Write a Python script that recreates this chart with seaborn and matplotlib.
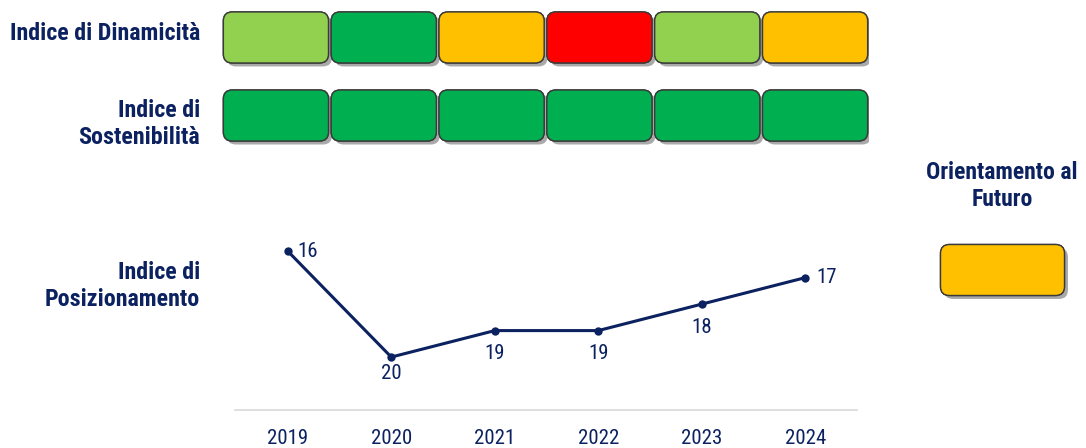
import matplotlib
matplotlib.use("Agg")
import matplotlib.pyplot as plt
import matplotlib.patheffects as pe
from matplotlib.patches import FancyBboxPatch
import seaborn as sns
import pandas as pd

years = ["2019", "2020", "2021", "2022", "2023", "2024"]
dinamicita = ["#92D050", "#00B050", "#FFC000", "#FF0000", "#92D050", "#FFC000"]
sostenibilita = ["#00B050", "#00B050", "#00B050", "#00B050", "#00B050", "#00B050"]
posizionamento = [16, 20, 19, 19, 18, 17]
label_side = ["right", "below", "below", "below", "below", "right"]
label_gap = [7, 5, 10, 10, 10, 8]
orientamento = "#FFC000"

row_labels = ["Indice di Dinamicità", "Indice di\nSostenibilità"]
pos_label = "Indice di\nPosizionamento"
orient_label = "Orientamento al\nFuturo"

NAVY = "#0B2160"
EDGE = "#3A3A3A"

sns.set_theme(style="white")
plt.rcParams["font.family"] = ["Roboto Condensed", "Arial Narrow", "Roboto", "DejaVu Sans"]

W, H = 1086, 448
fig = plt.figure(figsize=(W / 100, H / 100), dpi=100)


def fx(px):
    return px / W


def fy(py):
    return 1 - py / H


shadow = [pe.withSimplePatchShadow(offset=(2.5, -2.5), shadow_rgbFace="#555555", alpha=0.5), pe.Normal()]


def draw_box(ax, xc, yc, w, h, color, x_unit, y_unit, r_px=9):
    p = FancyBboxPatch((xc - w / 2, yc - h / 2), w, h,
                       boxstyle="round,pad=0,rounding_size=%f" % (r_px / x_unit),
                       mutation_aspect=x_unit / y_unit,
                       facecolor=color, edgecolor=EDGE, linewidth=1.0,
                       path_effects=shadow)
    ax.add_patch(p)


# ---- boxes (two rows) ----
ax_b = fig.add_axes([fx(222), fy(155), fx(647), 155 / H])
ax_b.set_xlim(-0.5, len(years) - 0.5)
ax_b.set_ylim(1.506, -0.48)
ax_b.axis("off")
x_unit = 647 / 6
y_unit = 78
for r, row in enumerate([dinamicita, sostenibilita]):
    for i, c in enumerate(row):
        draw_box(ax_b, i, r, 0.975, 51 / y_unit, c, x_unit, y_unit)

# ---- orientamento box ----
ax_o = fig.add_axes([fx(930), fy(305), fx(145), 70 / H])
ax_o.set_xlim(-0.5, 0.5)
ax_o.set_ylim(-0.5, 0.5)
ax_o.axis("off")
draw_box(ax_o, 0.0, 0, 124 / 145, 51 / 70, orientamento, 145, 70)

# ---- line chart ----
ax_l = fig.add_axes([fx(235), fy(410), fx(622), 180 / H])
df = pd.DataFrame({"idx": range(len(years)), "rank": posizionamento})
sns.lineplot(data=df, x="idx", y="rank", ax=ax_l, color=NAVY, linewidth=2.2,
             marker="o", markersize=6, markeredgewidth=0)
ax_l.set_xlim(-0.51, 5.5)
ax_l.set_ylim(22, 15.2)
ax_l.set_xticks(range(len(years)))
ax_l.set_xticklabels(years, color=NAVY, fontsize=15)
ax_l.set_yticks([])
ax_l.set_xlabel("")
ax_l.set_ylabel("")
ax_l.tick_params(axis="x", length=0, pad=14)
for s in ["top", "left", "right"]:
    ax_l.spines[s].set_visible(False)
ax_l.spines["bottom"].set_color("#D9D9D9")
ax_l.spines["bottom"].set_linewidth(1.2)
for i, (v, side, g) in enumerate(zip(posizionamento, label_side, label_gap)):
    if side == "right":
        ax_l.annotate(str(v), (i, v), xytext=(g, 0), textcoords="offset points",
                      ha="left", va="center", color=NAVY, fontsize=15)
    else:
        ax_l.annotate(str(v), (i, v), xytext=(0, -g), textcoords="offset points",
                      ha="center", va="top", color=NAVY, fontsize=15)

# ---- labels ----
lab_kw = dict(color=NAVY, fontsize=17.3, fontweight="bold", ha="right", va="center", linespacing=1.2)
fig.text(fx(200), fy(34), row_labels[0], **lab_kw)
fig.text(fx(200), fy(124), row_labels[1], **lab_kw)
fig.text(fx(200), fy(286), pos_label, **lab_kw)
fig.text(fx(1002), fy(186), orient_label, color=NAVY, fontsize=17, fontweight="bold",
         ha="center", va="center", linespacing=1.2)

fig.savefig("out.png", dpi=100)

▬▬▬▬▬▬

Quote every line word for word and keep the images out of the copy.

▶ [ANSWER BELOW]
Write a Python script that recreates this chart with seaborn and matplotlib.
import matplotlib
matplotlib.use("Agg")
import matplotlib.pyplot as plt
import matplotlib.patheffects as pe
from matplotlib.patches import FancyBboxPatch
import seaborn as sns
import pandas as pd

years = ["2019", "2020", "2021", "2022", "2023", "2024"]
dinamicita = ["#92D050", "#00B050", "#FFC000", "#FF0000", "#92D050", "#FFC000"]
sostenibilita = ["#00B050", "#00B050", "#00B050", "#00B050", "#00B050", "#00B050"]
posizionamento = [16, 20, 19, 19, 18, 17]
label_side = ["right", "below", "below", "below", "below", "right"]
label_gap = [7, 5, 10, 10, 10, 8]
orientamento = "#FFC000"

row_labels = ["Indice di Dinamicità", "Indice di\nSostenibilità"]
pos_label = "Indice di\nPosizionamento"
orient_label = "Orientamento al\nFuturo"

NAVY = "#0B2160"
EDGE = "#3A3A3A"

sns.set_theme(style="white")
plt.rcParams["font.family"] = ["Roboto Condensed", "Arial Narrow", "Roboto", "DejaVu Sans"]

W, H = 1086, 448
fig = plt.figure(figsize=(W / 100, H / 100), dpi=100)


def fx(px):
    return px / W


def fy(py):
    return 1 - py / H


shadow = [pe.withSimplePatchShadow(offset=(2.5, -2.5), shadow_rgbFace="#555555", alpha=0.5), pe.Normal()]


def draw_box(ax, xc, yc, w, h, color, x_unit, y_unit, r_px=9):
    p = FancyBboxPatch((xc - w / 2, yc - h / 2), w, h,
                       boxstyle="round,pad=0,rounding_size=%f" % (r_px / x_unit),
                       mutation_aspect=x_unit / y_unit,
                       facecolor=color, edgecolor=EDGE, linewidth=1.0,
                       path_effects=shadow)
    ax.add_patch(p)


# ---- boxes (two rows) ----
ax_b = fig.add_axes([fx(222), fy(155), fx(647), 155 / H])
ax_b.set_xlim(-0.5, len(years) - 0.5)
ax_b.set_ylim(1.506, -0.48)
ax_b.axis("off")
x_unit = 647 / 6
y_unit = 78
for r, row in enumerate([dinamicita, sostenibilita]):
    for i, c in enumerate(row):
        draw_box(ax_b, i, r, 0.975, 51 / y_unit, c, x_unit, y_unit)

# ---- orientamento box ----
ax_o = fig.add_axes([fx(930), fy(305), fx(145), 70 / H])
ax_o.set_xlim(-0.5, 0.5)
ax_o.set_ylim(-0.5, 0.5)
ax_o.axis("off")
draw_box(ax_o, 0.0, 0, 124 / 145, 51 / 70, orientamento, 145, 70)

# ---- line chart ----
ax_l = fig.add_axes([fx(235), fy(410), fx(622), 180 / H])
df = pd.DataFrame({"idx": range(len(years)), "rank": posizionamento})
sns.lineplot(data=df, x="idx", y="rank", ax=ax_l, color=NAVY, linewidth=2.2,
             marker="o", markersize=6, markeredgewidth=0)
ax_l.set_xlim(-0.51, 5.5)
ax_l.set_ylim(22, 15.2)
ax_l.set_xticks(range(len(years)))
ax_l.set_xticklabels(years, color=NAVY, fontsize=15)
ax_l.set_yticks([])
ax_l.set_xlabel("")
ax_l.set_ylabel("")
ax_l.tick_params(axis="x", length=0, pad=14)
for s in ["top", "left", "right"]:
    ax_l.spines[s].set_visible(False)
ax_l.spines["bottom"].set_color("#D9D9D9")
ax_l.spines["bottom"].set_linewidth(1.2)
for i, (v, side, g) in enumerate(zip(posizionamento, label_side, label_gap)):
    if side == "right":
        ax_l.annotate(str(v), (i, v), xytext=(g, 0), textcoords="offset points",
                      ha="left", va="center", color=NAVY, fontsize=15)
    else:
        ax_l.annotate(str(v), (i, v), xytext=(0, -g), textcoords="offset points",
                      ha="center", va="top", color=NAVY, fontsize=15)

# ---- labels ----
lab_kw = dict(color=NAVY, fontsize=17.3, fontweight="bold", ha="right", va="center", linespacing=1.2)
fig.text(fx(200), fy(34), row_labels[0], **lab_kw)
fig.text(fx(200), fy(124), row_labels[1], **lab_kw)
fig.text(fx(200), fy(286), pos_label, **lab_kw)
fig.text(fx(1002), fy(186), orient_label, color=NAVY, fontsize=17, fontweight="bold",
         ha="center", va="center", linespacing=1.2)

fig.savefig("out.png", dpi=100)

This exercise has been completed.